The blind spot shall see, if Public Advocate Letitia James and Queens Councilman Rory Lancman get their way.
The two politicians crammed into a retrofitted city bus today with reporters, safety advocates, union drivers and representatives of the Queens-based Rosco Vision Systems company to show off sensor technology that could be placed in the blind spots of city vehicles—and trigger alarms alerting drivers to an imminent collision with a car, pedestrian or cyclist. Ms. James and Mr. Lancman are pushing a bill that would require the city to test the technology—called Mobileye—on at least 100 of its 28,000 public vehicles and report on the results.
“We must examine every possible avenue to reduce crashes,” said Ms. James, adding that the bill could both contribute to Mayor Bill de Blasio’s Vision Zero safety agenda while also producing private sector jobs locally. “We would like a company from New York City, that hires residents from New York City.”
Ms. James said retrofitting a vehicle with Mobileyes would cost $500 to $1,500 a pop—a small sum compared to the $88 million the city has paid out in damages for collisions over the past eight years. Her office estimated the technology would reduce fender benders by 60 percent and bring down frontal collisions by 95 percent.
Instead of demonstrating the technology firsthand, the bus sat parked at the curb outside City Hall while the crew aboard watched videos of past trial runs of the Mobileye system.
“As you might imagine, driving around the city with a bus loaded like this, and trying to demonstrate the technology, could be a little bit dangerous and a little bit challenging,” explained Rosco Vice President Ben Englander.
According to Mr. Englander, the computerized cameras can discern the shape and speed of a person, car or animal from a harmless object like a drifting plastic bag and respond accordingly. He said it had been tested on city buses in London and other urban locales.

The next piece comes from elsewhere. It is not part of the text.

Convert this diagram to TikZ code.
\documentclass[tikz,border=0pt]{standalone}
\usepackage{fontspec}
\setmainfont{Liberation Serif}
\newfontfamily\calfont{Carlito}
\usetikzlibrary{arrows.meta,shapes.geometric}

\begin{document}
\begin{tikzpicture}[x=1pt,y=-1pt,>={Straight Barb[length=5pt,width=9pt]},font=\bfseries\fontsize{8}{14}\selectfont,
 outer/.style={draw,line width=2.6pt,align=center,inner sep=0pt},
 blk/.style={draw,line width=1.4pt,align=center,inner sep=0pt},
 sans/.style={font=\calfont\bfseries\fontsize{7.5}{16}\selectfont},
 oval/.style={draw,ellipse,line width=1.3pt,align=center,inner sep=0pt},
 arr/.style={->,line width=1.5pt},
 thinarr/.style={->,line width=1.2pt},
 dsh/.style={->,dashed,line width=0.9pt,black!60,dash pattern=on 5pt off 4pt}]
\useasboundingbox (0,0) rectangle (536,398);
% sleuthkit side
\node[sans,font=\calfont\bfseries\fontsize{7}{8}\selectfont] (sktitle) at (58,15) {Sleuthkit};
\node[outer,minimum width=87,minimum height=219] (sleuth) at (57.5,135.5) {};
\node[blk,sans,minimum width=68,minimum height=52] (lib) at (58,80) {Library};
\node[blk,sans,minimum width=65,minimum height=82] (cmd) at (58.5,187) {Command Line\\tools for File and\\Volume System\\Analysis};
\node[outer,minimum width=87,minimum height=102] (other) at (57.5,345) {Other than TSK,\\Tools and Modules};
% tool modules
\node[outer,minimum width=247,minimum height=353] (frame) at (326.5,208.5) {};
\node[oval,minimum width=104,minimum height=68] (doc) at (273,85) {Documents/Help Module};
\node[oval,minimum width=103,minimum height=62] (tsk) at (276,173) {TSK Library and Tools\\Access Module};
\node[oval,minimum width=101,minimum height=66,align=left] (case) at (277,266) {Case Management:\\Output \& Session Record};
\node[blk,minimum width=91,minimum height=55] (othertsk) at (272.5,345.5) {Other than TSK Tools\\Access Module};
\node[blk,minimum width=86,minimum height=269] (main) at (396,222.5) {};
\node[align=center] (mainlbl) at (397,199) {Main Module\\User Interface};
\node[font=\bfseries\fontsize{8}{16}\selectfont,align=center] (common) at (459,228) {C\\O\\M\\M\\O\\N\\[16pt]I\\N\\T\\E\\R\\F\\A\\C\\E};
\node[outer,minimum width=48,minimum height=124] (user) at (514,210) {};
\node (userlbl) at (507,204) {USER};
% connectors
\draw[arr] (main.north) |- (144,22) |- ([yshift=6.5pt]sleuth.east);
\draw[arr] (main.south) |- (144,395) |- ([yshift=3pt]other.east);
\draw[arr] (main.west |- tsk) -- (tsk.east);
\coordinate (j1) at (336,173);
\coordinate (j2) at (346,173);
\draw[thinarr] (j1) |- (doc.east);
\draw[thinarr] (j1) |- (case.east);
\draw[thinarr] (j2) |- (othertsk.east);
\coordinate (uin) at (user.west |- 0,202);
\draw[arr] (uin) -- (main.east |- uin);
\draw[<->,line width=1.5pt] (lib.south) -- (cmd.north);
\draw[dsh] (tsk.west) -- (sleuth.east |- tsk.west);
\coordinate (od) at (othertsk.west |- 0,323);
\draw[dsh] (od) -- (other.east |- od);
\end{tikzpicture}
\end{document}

Ms. James’ and Mr. Lancman’s bill would not actually apply the technology to New York City buses, which belong to the Metropolitan Transportation Authority, a state-controlled entity. Rather, the bill would apply the Mobileyes to the blind spots of cop cars, ambulances and garbage trucks, using Comptroller Scott Stringer’s Claimstat system to determine which groups of vehicles crash the most.
“We’re talking about a very modest cost for a tremendous benefit for all of us who are on the streets, who care about our safety, and for our taxpayers,” said Mr. Lancman.